Le patron a aussi participé en appuyant un sac de sable sur le dos d'une jeune recrue qui faisait des pompes. Là aussi ils ont continué jusqu'à ce que le sumo soit au bord de l'évanouissement. Contrairement à ce qu'on pourrait penser, c'est pas juste un monde de gros nounours, le sumo. Mais c'est pas un monde de brutes épaisses non plus. Ceux avec qui on a échangé trois mots parlaient mieux l'anglais que la plupart des Japonais. L'entraînement s'est terminé avec une danse bon enfant à la queue leu leu autour du cercle, petits marteaux à la main. Sous le charme, j'ai pas pu résister d'aller faire la groupie.

  

lundi 30 septembre 2013

Premiers coups de pédale sur Honshu

 
 
Voilà presque 10 jours qu'on a changé d'île et qu'on pédale sur Honshu. Ca monte et ça descend beaucoup plus raide que sur Hokkaido. Les vaches ont disparu et l'agriculture se concentre sur le riz, ce qui donne des champs jaune-vert fluo un peu partout. C'est justement le moment des récoltes.

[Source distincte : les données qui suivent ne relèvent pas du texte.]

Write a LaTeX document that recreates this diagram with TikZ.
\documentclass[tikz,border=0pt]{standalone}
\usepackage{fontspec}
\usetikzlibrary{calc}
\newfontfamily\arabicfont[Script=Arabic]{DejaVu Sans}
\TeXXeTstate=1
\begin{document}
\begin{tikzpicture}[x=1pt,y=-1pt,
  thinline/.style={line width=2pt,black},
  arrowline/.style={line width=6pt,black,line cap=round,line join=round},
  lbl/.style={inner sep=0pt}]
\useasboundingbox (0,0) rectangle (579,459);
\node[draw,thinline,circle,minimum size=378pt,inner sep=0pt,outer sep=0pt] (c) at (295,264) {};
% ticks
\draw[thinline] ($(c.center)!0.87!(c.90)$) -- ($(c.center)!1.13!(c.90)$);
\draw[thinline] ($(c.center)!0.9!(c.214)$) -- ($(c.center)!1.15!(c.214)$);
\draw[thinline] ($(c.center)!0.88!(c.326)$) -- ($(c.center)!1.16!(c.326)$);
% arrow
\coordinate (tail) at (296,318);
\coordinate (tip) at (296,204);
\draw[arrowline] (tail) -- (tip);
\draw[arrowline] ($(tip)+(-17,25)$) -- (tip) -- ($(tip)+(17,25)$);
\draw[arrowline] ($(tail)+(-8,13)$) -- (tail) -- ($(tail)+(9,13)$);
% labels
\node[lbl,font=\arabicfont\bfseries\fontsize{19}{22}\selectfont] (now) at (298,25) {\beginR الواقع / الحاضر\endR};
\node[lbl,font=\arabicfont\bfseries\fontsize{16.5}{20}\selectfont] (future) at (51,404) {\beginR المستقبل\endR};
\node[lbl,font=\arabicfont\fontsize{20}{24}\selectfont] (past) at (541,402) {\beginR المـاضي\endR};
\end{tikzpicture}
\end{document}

On a mis 7 jours pour aller de Oma (tout au nord) à Akita (côte ouest) en passant par deux lacs de cratère. J'ai l'impression que mes mollets ont doublé de volume entre le dénivelé et le poids du vélo, mais ça en valait la peine, les paysages étaient magnifiques et la météo sublime.

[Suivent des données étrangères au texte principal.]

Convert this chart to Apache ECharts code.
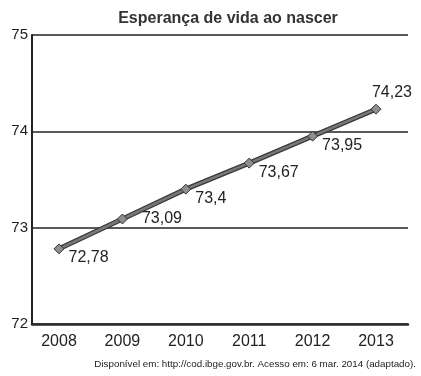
<!DOCTYPE html>
<html>
<head>
<meta charset="utf-8">
<script src="https://cdn.jsdelivr.net/npm/echarts@6/dist/echarts.min.js"></script>
<style>
  html, body { margin: 0; padding: 0; background: #fff; }
  #chart { width: 421px; height: 376px; }
</style>
</head>
<body>
<div id="chart"></div>
<script>
var years = [2008, 2009, 2010, 2011, 2012, 2013];
var esperanca = [72.78, 73.09, 73.4, 73.67, 73.95, 74.23];
var rotulos = ['72,78', '73,09', '73,4', '73,67', '73,95', '74,23'];
var yTicks = [72, 73, 74, 75];

var chart = echarts.init(document.getElementById('chart'));

var fonte = '"Liberation Sans", Arial, sans-serif';
//posição dos rótulos: abaixo à direita, 2009 ao lado, o último acima
function rotuloPos(i) {
    if (i === esperanca.length - 1) return { position: 'top', distance: 3, offset: [16, 0] };
    if (i === 1) return { position: 'right', distance: 3, offset: [11, 0] };
    return { position: 'right', distance: 3, offset: [1, 9] };
}
var pontos = esperanca.map(function (v, i) {
    return { value: [years[i], v], label: rotuloPos(i) };
});
var linha = esperanca.map(function (v, i) { return [years[i], v]; });

chart.setOption({
    animation: false,
    title: {
        text: 'Esperança de vida ao nascer',
        left: 223,
        textAlign: 'center',
        top: 6,
        textStyle: { fontFamily: fonte, fontSize: 16, fontWeight: 'bold', color: '#333' }
    },
    grid: { left: 32, right: 13, top: 35, bottom: 52 },
    xAxis: {
        type: 'value',
        min: 2007.574,
        max: 2013.505,
        axisLine: { show: true, onZero: false, lineStyle: { color: '#2a2a2a', width: 2.5 } },
        axisTick: { show: false },
        splitLine: { show: false },
        axisLabel: {
            customValues: years,
            fontFamily: fonte, fontSize: 16, color: '#222', margin: 10,
            formatter: function (v) { return String(v); }
        }
    },
    yAxis: {
        type: 'value',
        min: yTicks[0],
        max: yTicks[yTicks.length - 1],
        interval: 1,
        axisLine: { show: true, lineStyle: { color: '#222', width: 2 } },
        axisTick: { show: false },
        axisLabel: { fontFamily: fonte, fontSize: 15, color: '#222', margin: 4 },
        splitLine: { show: true, lineStyle: { color: '#222', width: 1.6 } }
    },
    series: [
        {
            type: 'line',
            data: linha,
            symbol: 'none',
            lineStyle: { color: '#3a3b39', width: 5 },
            silent: true,
            z: 2
        },
        {
            type: 'line',
            data: pontos,
            symbol: 'diamond',
            symbolSize: 10,
            itemStyle: { color: '#8d8f8b', borderColor: '#333', borderWidth: 1 },
            lineStyle: { color: '#757a72', width: 2.5 },
            label: {
                show: true,
                fontFamily: fonte,
                fontSize: 16,
                color: '#222',
                formatter: function (p) { return rotulos[p.dataIndex]; }
            },
            z: 3
        }
    ],
    graphic: [{
        type: 'text',
        right: 5,
        top: 359,
        style: {
            text: 'Disponível em: http://cod.ibge.gov.br. Acesso em: 6 mar. 2014 (adaptado).',
            font: '9.8px ' + fonte,
            fill: '#222'
        }
    }]
});
</script>
</body>
</html>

Côté végétation, c'est toujours aussi vert que sur Hokkaido mais avec un look plus tropical. On a d'ailleurs croisé une colonie de babouins. Avec les lianes qui pendent des arbres on a l'impression de traverser la jungle sur un goudron parfait.
 

On voit aussi apparaître des bâtiments historiques comme des anciens temples, des châteaux ou des maisons de samouraï, ce qu'il n'y avait pas plus au nord, vu qu'Hokkaido n'intéressait pas les seigneurs japonais à l'époque où ils construisaient tout ça.

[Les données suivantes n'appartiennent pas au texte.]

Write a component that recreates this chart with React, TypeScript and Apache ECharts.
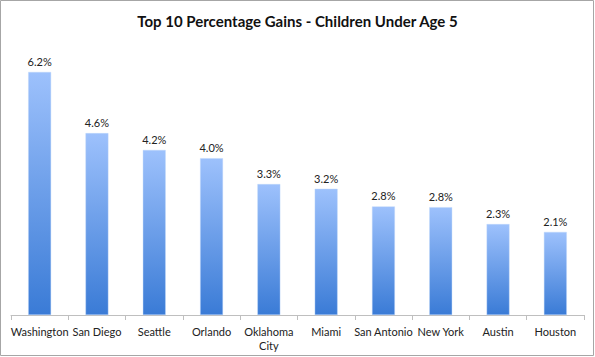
import React, { useEffect, useRef } from "react";
import * as echarts from "echarts";

const categories = ["Washington", "San Diego", "Seattle", "Orlando", "Oklahoma City", "Miami", "San Antonio", "New York", "Austin", "Houston"];
const gains = [6.2, 4.64, 4.21, 4.0, 3.34, 3.22, 2.77, 2.75, 2.32, 2.12];
const titleText = "Top 10 Percentage Gains - Children Under Age 5";

export default function App() {
  const ref = useRef<HTMLDivElement>(null);
  useEffect(() => {
    document.body.style.margin = "0";
    const chart = echarts.init(ref.current!, null, { renderer: "svg" });
    const font = "Lato, 'Open Sans', sans-serif";
    chart.setOption({
      animation: false,
      backgroundColor: "#ffffff",
      title: {
        text: titleText,
        left: "center",
        top: 8,
        textStyle: { fontFamily: font, fontSize: 15, fontWeight: "bold", color: "#111" },
      },
      graphic: [
        {
          type: "rect",
          shape: { x: 0.5, y: 0.5, width: 593, height: 355 },
          style: { fill: "none", stroke: "#a6a6a6", lineWidth: 1 },
          silent: true,
        },
      ],
      grid: { left: 11, right: 11, top: 40.6, bottom: 42 },
      xAxis: {
        type: "category",
        data: categories,
        axisLine: { lineStyle: { color: "#bfbfbf", width: 1 } },
        axisTick: { show: true, length: 5, lineStyle: { color: "#bfbfbf" } },
        axisLabel: {
          interval: 0,
          margin: 9,
          fontFamily: font,
          fontSize: 11,
          color: "#222",
          lineHeight: 14,
          formatter: (v: string) => (v === "Oklahoma City" ? "Oklahoma\nCity" : v),
        },
      },
      yAxis: { type: "value", min: 0, max: 7, show: false, splitLine: { show: false } },
      series: [
        {
          type: "bar",
          data: gains,
          barWidth: "40%",
          itemStyle: {
            color: new echarts.graphic.LinearGradient(0, 0, 0, 1, [
              { offset: 0, color: "#9dc1fc" },
              { offset: 1, color: "#3a7bd6" },
            ]),
            borderColor: "rgba(190,215,250,0.8)",
            borderWidth: 0.5,
          },
          label: {
            show: true,
            position: "top",
            distance: 5,
            fontFamily: font,
            fontSize: 11,
            color: "#222",
            formatter: (p: any) => p.value.toFixed(1) + "%",
          },
        },
      ],
    });
    return () => chart.dispose();
  }, []);
  return <div ref={ref} style={{ width: 595, height: 357 }} />;
}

De leur côté, les locaux voient parfois un monticule vert sortir de terre à l'écart des routes: notre tente qu'on continue à planter un peu partout. Le Japon se prête super bien au camping sauvage. Il y a plein de petits parcs déserts avec de l'eau courante et très souvent des toilettes. Mais le meilleur c'est les onsen, ces sources d'eau chaude qu'on rencontre quasiment chaque jour. Pour 5 francs on a la douche, les bains thermaux et le shampooing, après-shampooing et savon Shisheido, tout ça dans un cadre bucolique. Une pure merveille et on n'a jamais été aussi propres pendant un voyage à vélo.

  

vendredi 20 septembre 2013

Traversée du Daisetsuzan

Notre première expérience du trek à la japonaise. Cinq jours de marche dans le plus grand parc national du pays, de l'Asahi Dake au Tokachi Dake, les deux principaux volcans de l'île d'Hokkaido. En bref:
 

L'Asahi Dake
 
 
Les panneaux sont uniquement en japonais. Au début ça surprend mais on s'y habitue.
 
 
 
La météo change vite et souvent: le premier soir on a dû construire un mur pour protéger la tente d'un vent hyperviolent. On commence à être bien maîtriser le mode "survie en conditions humides".
 
 
Il y a aussi des petits refuges à disposition, sommaires et souvent plus jolis de l'extérieur que de l'intérieur. La plupart n'ont pas de gardien et sont gratuits. Il y a juste un sol en formica sur lequel on peut dérouler sa natte et installer son réchaud.
 
 
Pas mal, mais un peu trop d'araignées à mon goût

 
Plus on se lève tôt, plus on a de chances d'avoir de belles vues. Les marcheurs japonais déjeunent à 4 heures du matin. On les a imités.
 
 
 
 
On a croisé quelques traces d'ours bruns mais sans jamais en voir. Les locaux n'ont pas l'air trop inquiets. Ils marchent tous avec des clochettes, mais dorment avec la nourriture dans la tente.
 
 
 
Dernière montée sur le Tokachi Dake, un volcan très actif. Des fumeroles s'échappent avec des bruits forts, tandis que le vent amène des odeurs de soufre.
 
 
 
 
Redescente dans des vallées moins sèches. Onsen et sushis pour se récompenser. Les treks japonais ont du bon.